By the standards Democratic Sens. Joe Manchin and Kyrsten Sinema have set for federal action on voting rights, the 14th and 15th amendments to the Constitution -- two pillars of the post-Civil War effort to ensure equality for all Americans -- would never have become law.

Every Democrat in Congress at the time voted against both the 14th Amendment, which sought to guarantee all Americans (including the freed slaves) equal treatment under the law, and the 15th Amendment (which attempted to ensure the freed slaves the right to vote). Yet, despite that opposition, the Abraham Lincoln-era Republican Party considered the amendments so critical to expunging the legacy of slavery and creating a new national floor of civil rights for all Americans that they muscled them through Congress with barely any dissenting votes from their members in each chamber.

Today, by insisting on preserving the filibuster, Manchin, Sinema (and perhaps some other less visible Democrats) are, in effect, declaring that Washington should not act to protect voting rights against the restrictive laws advancing across red states unless 10 Senate Republicans agree to do so. With that declaration, they are fundamentally inverting the decision by the Lincoln-era GOP to prioritize protecting minority rights in the country over ensuring minority input in the Congress.

"If you had the same formula some are suggesting now -- 'We've got to have a Republican or we can't put this fire out' -- you wouldn't have had the 14th or 15th amendments if that had been operative back then," says Democratic Rep. John Sarbanes of Maryland, one of the lead sponsors of the sweeping voting rights legislation that cleared the House earlier this year but was blocked by a Republican Senate filibuster last week.

The starkly partisan confrontations about equality during the 1860s stand as one of the two moments when the US grappled with these issues on a sustained basis. The other came almost exactly a century later during the civil rights revolution of the 1960s, which presented a very different model for progress. The landmark Civil Rights Act of 1964 and Voting Rights Act of 1965 passed in a bipartisan manner, as the leadership and ideological center of each party in Congress united against a recalcitrant rump group of Southern segregationist Democrats.

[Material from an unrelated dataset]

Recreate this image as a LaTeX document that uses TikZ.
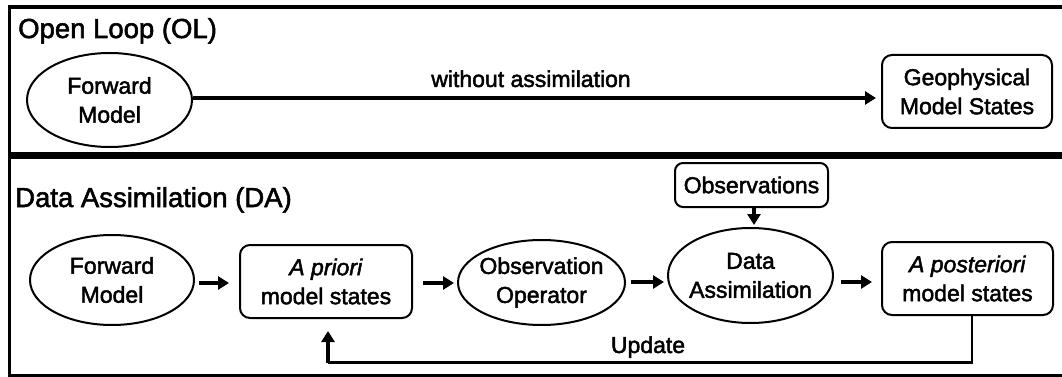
\documentclass[tikz,border=0pt]{standalone}
\usepackage{fontspec}
\setmainfont{Liberation Sans}[FakeBold=2, ItalicFeatures={FakeBold=2}]
\usetikzlibrary{shapes.geometric,arrows.meta}
\begin{document}
\begin{tikzpicture}[x=1pt,y=-1pt,
  every node/.style={inner sep=0pt, font=\fontsize{23}{29}\selectfont},
  oval/.style={ellipse, draw, line width=2pt, align=center, inner xsep=-4pt, inner ysep=0pt},
  rbox/.style={rectangle, rounded corners=10pt, draw, line width=2pt, align=center},
  arr/.style={line width=3.5pt, -{Triangle[length=11pt,width=13pt]}},
  frame/.style={line width=3.5pt},
  paneltitle/.style={font=\fontsize{27.5}{32}\selectfont, anchor=base west}]
\useasboundingbox (0,0) rectangle (1062,377);
% panels
\draw[frame] (9.5,7) rectangle (1063.5,154);
\draw[frame] (9.5,157.5) rectangle (1063.5,375.5);
% Open loop
\node[paneltitle] (t1) at (18,38) {Open Loop (OL)};
\node[oval, minimum width=165pt, minimum height=94pt] (fm1) at (109.5,100) {Forward\\Model};
\node[rbox, minimum width=170pt, minimum height=73pt] (geo) at (967,91.5) {Geophysical\\Model States};
\draw[arr, shorten >=5pt] (fm1.east |- 0,98) -- (geo.west |- 0,98);
\node[anchor=base] (wo) at (531,87) {without assimilation};
% Data assimilation
\node[paneltitle] (t2) at (15,207) {Data Assimilation (DA)};
\node[oval, minimum width=164pt, minimum height=90pt] (fm2) at (112,280) {Forward\\Model};
\node[rbox, minimum width=172pt, minimum height=73pt] (apri) at (326,281.5) {\textit{A priori}\\model states};
\node[oval, minimum width=167pt, minimum height=85pt] (oo) at (541.5,282.5) {Observation\\Operator};
\node[oval, minimum width=165pt, minimum height=95pt] (da) at (750.5,275.5) {Data\\Assimilation};
\node[rbox, rounded corners=8pt, minimum width=153pt, minimum height=44pt] (obs) at (751.5,185) {Observations};
\node[rbox, minimum width=171pt, minimum height=73pt] (apost) at (967.5,278.5) {\textit{A posteriori}\\model states};
\coordinate (ucorner) at (328,362.5);
\draw[arr, shorten <=4pt, shorten >=10pt] (fm2.east |- 0,283) -- (apri.west |- 0,283);
\draw[arr, shorten <=10pt, shorten >=3pt] (apri.east |- 0,283) -- (oo.west |- 0,283);
\draw[arr, shorten <=5pt, shorten >=3pt] (oo.east |- 0,282) -- (da.west |- 0,282);
\draw[arr, shorten <=7pt, shorten >=9pt] (da.east |- 0,282) -- (apost.west |- 0,282);
\draw[arr, shorten >=2pt] (obs.south -| 754,0) -- (da.north -| 754,0);
\draw[line width=2.5pt] ([xshift=4.5pt]apost.south) |- (ucorner);
\draw[arr, shorten >=12pt] (ucorner) -- (apri.south -| ucorner);
\node[anchor=base] (upd) at (648,353) {Update};
\end{tikzpicture}
\end{document}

But, while no historical parallel is exact, many historians and legal experts believe the "First Reconstruction" in the post-Civil War period, when one party had to act alone to safeguard civil rights, provides a much more relevant precedent for today's sharply divided partisan and social dynamics than the bipartisanship of the "Second Reconstruction" during the 1960s. Now, as during the 1860s, the real choice may not be whether Congress acts to preserve voting rights on a bipartisan or partisan basis, but rather whether Congress acts on a one-party basis or not at all.